The strike has triggered a fuel shortage, which now threatens to grind critical services to a halt.
Long queues, frustrated drivers and outraged commuters defined the second day of the strike by a section of fuel suppliers protesting the 16 percent Value Added Tax on petroleum products.
The strike has triggered a fuel shortage, which now threatens to grind critical services to a halt, as most petrol stations stayed dry while those with the product limited motorists to between Sh1,000 and Sh200 worth of oil.
The Energy Regulatory Commission (ERC) made good it’s threat to cancel the licence of the Kenya Independent Petroleum Distributors Association (Kipeda), whose trucks had blocked major city fuel depots to prevent other suppliers from picking the product.
The ERC maintained that Kipeda Holdings Ltd’s operations will remain suspended until the strike is called off.
Petroleum Principal Secretary Andrew Kamau, who had unsuccessfully tried to intervene on Wednesday afternoon, said the government had started providing security for other trucks willing to pick product from the major depots to avert a crisis.
Kipeda officials are said to have shouted at the soft-spoken Principal Secretary demanding that the VAT on fuel be reversed before they allow any truck to pick fuel for distribution to the stations.
“The strike only made impact because they were threatening other drivers, which is very immature since even the President whom they are asking to sign the amendment on the bill to postpone the tax is not yet back in the country. Why are they preventing those who want to work?” an enraged Mr Kamau told the Nation by telephone.
He added: “Anyway, trucks have been loading on all major depots today and we expect the situation to normalise between Saturday and Monday.”
Kipeda, which supplies petroleum products to independent retailers, had mobilised its members to paralyse operations at the major depots, especially the one on Nanyuki road near the Kenya Pipeline Company headquarters, causing an acute shortage since Wednesday.
Nairobi, which has the highest number of vehicle traffic, was hit most, as vehicles stalled on the road and long queues formed at the few petrol stations that had fuel.
Diesel was available in most of the stations but petrol had run out in most of the stations by Wednesday morning.
Drivers used containers, including the usually prohibited plastic ones, to buy fuel for their stalled vehicles as the situation worsened from Tuesday.
Others pushed their stalled cars to the petrol stations only to be told there was no more fuel available.
Truckers who poke to the Nation on condition of anonymity for fear of intimidation by Kipeda, revealed they had security escort out of Nairobi’s Industrial area but were not sure about their security beyond the zones with fears of attack by the striking truckers still rife.
“We cannot be sure what will happen once we leave Industrial area because this conflict still persists. We are just risking because now we have to do business,” a petrol tanker driver with one of the major multinational brands told the Nation.

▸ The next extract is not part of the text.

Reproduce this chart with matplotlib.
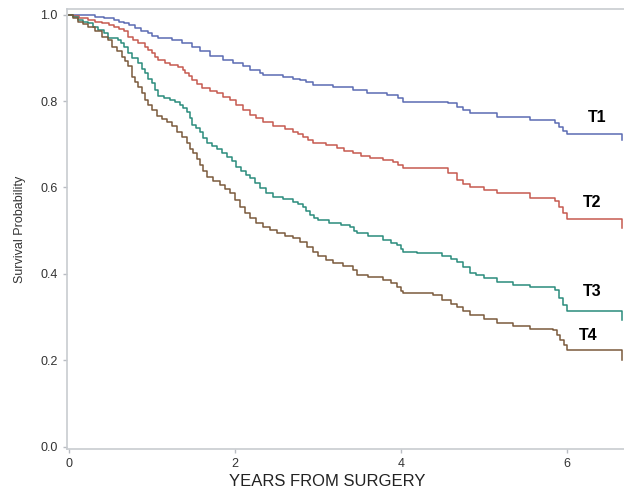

He added, wistfully: “Hopefully this standoff wind end because, for many of us, this business is out livelihood and we cannot afford not to work.”
The suppliers had staged demonstrations and blocked Nanyuki road, which is a protected area, as General Service Unit (GSU) officers were deployed to ensure operations were not interrupted.
Interior Cabinet Secretary Fred Matiang’i, Inspector General of the Police Joseph Boinet and a high-powered security team later met the petroleum dealers in a bid to break the stalemate.
Motorists were enraged by the lack of fuel, whose price had soared after the 16 percent VAT, which MPs had tried to postpone by two years, took effect from September 1.
Consumer Federation of Kenya secretary-general Stephen Mutoro said the shortage was a double pain for motorists and commuters already facing tough times after the price rise last weekend.
“It is an insult to injury that the same over-taxed fuel is no longer available at filling stations. The long queues, as some stations ration fuel, is a reflection of a failed State and a major embarrassment to the family of Nations.
“It is during such moments when serious questions must be asked: Is the Government still in place? Why must we degenerate to such an unnecessary economic anarchy and chaos?” Mr Mutoro paused.
The consumer lobbyist called on President Uhuru Kenyatta to help break the stalemate by signing the Finance Bill 2018 into law and crack the whip on senior officers in his Government who bear the greatest responsibility for fuel crisis witnessed since Tuesday evening.
In January 2017, a similar shortage scenario played out after petroleum distributors protested implementation of a law prescribing fuel transit time limits persist.
There was an attempt to implement the Energy (Licensing of Petroleum Road Transportation Business) Regulations, 2013 which require oil tankers to operate between 6.30am and 6.30pm.
It lead to the early exit of then ERC Director General Joseph Ng’ang’a who proceeded on terminal leave eight months before his term ended.